Philosophy, to any understanding I have ever had, will never completely vanish. So it is that the concept of God is unlikely to ever, truly vanish in the light of knowledge. He will always be a possibility, and I understand how sustaining that belief can be for the human spirit. At times I'm envious of the faithful.

However, it doesn't quite mesh for me, and I gave up politely feigning believe many years ago. Replacing "I don't know" with "God" strikes me as a cheat. "I don't know" is a placeholder, and hopefully a spur to try one's light against the darkness. "God" is too often an answer, and so too often the end of any need to search for something more. Certainly not always -- the best, brightest and most secure among the believers have the healthy view that striving to understand Creation is the greatest praise human beings can offer God, and perhaps the very challenge God set before the sentient in his creation. (Unfortunately, folksy crap such as the story of Adam & Eve lead people away from this enlightening path.)

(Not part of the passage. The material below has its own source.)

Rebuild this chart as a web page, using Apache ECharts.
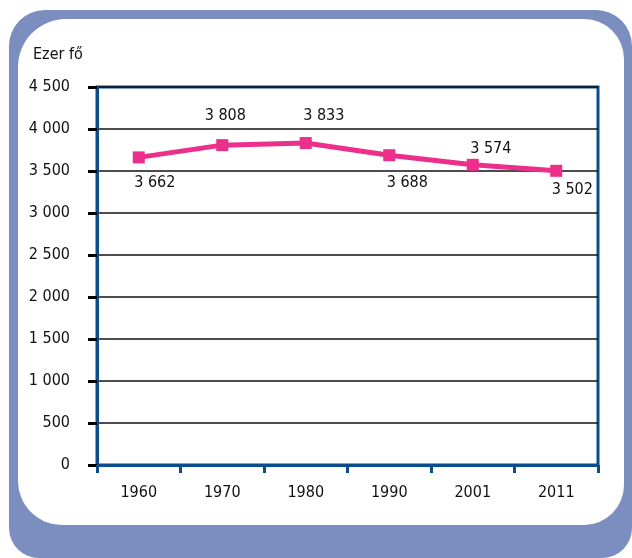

I have problems with accepting a Creator God in the context of the universe as it exists as it casts God as scientist and/or parent, neither of which is an acceptable role for a being that is the alpha, omega and substance of reality and eternity. A scientist seeks to understand, to predict and confirm. Surely this is not the way of an Omniscient. A parent strives to nurture and guide his children, including allowing them the painful path of finding their way in an often unforgiving universe. Surely, though, this becomes something more like a mad cruelty when we're discussing not a parent, who has had to make his own accommodations with an unsympathetic universe, but the very being responsible for Everything.

However, I heartily endorse the embrace of that path by those who do so with truly open hearts and minds.

There's room enough for everyone so long as we let each other find their own way, or at least don't insist they follow the path we've chosen.